Standard Chartered reaffirmed a $40,000 end-of-decade price target for Ethereum, drawing a direct parallel to Amazon's recovery after the 2001 dot-com crash. The investment bank's analysts said in a Thursday note that Ethereum's current price of around $2,000 does not reflect rising transaction volumes on the network or the value of assets deposited into decentralized finance applications.
"While the stock price was going the wrong way, everything inside the company was going the right way," the analysts said, quoting Jeff Bezos' defense of Amazon's ailing shares during the dot-com bust. "We see parallels with the ETH price today, and we reaffirm our strongly bullish ETH forecasts."
Ethereum has fallen roughly 60% from its August peak of nearly $5,000, while Bitcoin has declined 42% from its October all-time high of $126,000 to about $72,800, according to CoinGecko data. Standard Chartered reiterated a year-end 2026 price target of $4,000 for Ethereum and $40,000 by the end of the decade, projecting the ETH-to-BTC price ratio would return to 0.08 — a level last seen during the 2021 crypto bull market. Bitcoin would be worth $500,000 at that point under the bank's scenario.

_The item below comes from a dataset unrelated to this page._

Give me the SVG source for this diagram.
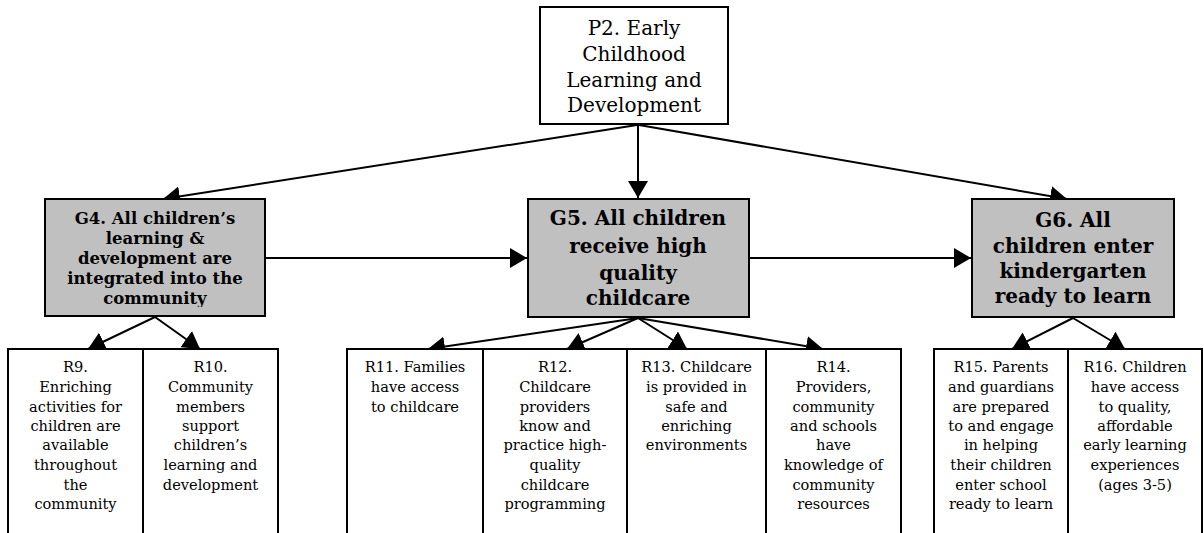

The bank's thesis rests on Ethereum's dominance in two sectors expected to drive Wall Street's migration onto digital-asset rails: stablecoins and tokenization. Stablecoins have accounted for 33% of Ethereum transactions year-to-date, the analysts noted. The Ethereum Foundation has also backed the creation of an "economic zone" debuting this summer that would allow digital assets to move more freely across networks built on top of Ethereum, potentially boosting on-chain activity further.
ETF outflows and whale accumulation create opposing forces
The bullish call comes as Ethereum faces headwinds from spot ETF outflows and bearish seasonality. US ETH spot ETFs logged a net outflow of $401.62 million in May, the third-largest monthly withdrawal since late 2025, according to data from The Block. May closed 12.6% in the red for ETH, breaking a two-year streak of positive Mays.
On-chain data, however, shows long-term holders accumulating through the drawdown. Supply held by Ethereum whales excluding exchanges climbed from 124.15 million ETH on May 1 to 125.17 million currently, per Santiment — representing over $2 billion in steady accumulation. Glassnode's Hodler Net Position Change metric has stayed green since Feb. 24 and has grown in size since mid-May, suggesting conviction among mid-to-long-term holders remains intact.
Ethereum traded at $1,977 as of 14:30 UTC. Technical analysts point to a key support level at $1,964; a two-day close below that level could trigger a 21% measured move to $1,545, while a rebound from current levels would likely face resistance between $2,055 and $2,134 — zones where 1.37 million and 1.24 million ETH were previously acquired, according to Glassnode cost basis data.
The divergence between ETF-driven price weakness and on-chain accumulation mirrors the Amazon-era dynamic Standard Chartered invoked. Whether Ethereum's network activity eventually pulls its price higher depends on whether the institutional flows that have weighed on the token reverse course in the coming months.
This article is for informational purposes only and does not constitute investment advice.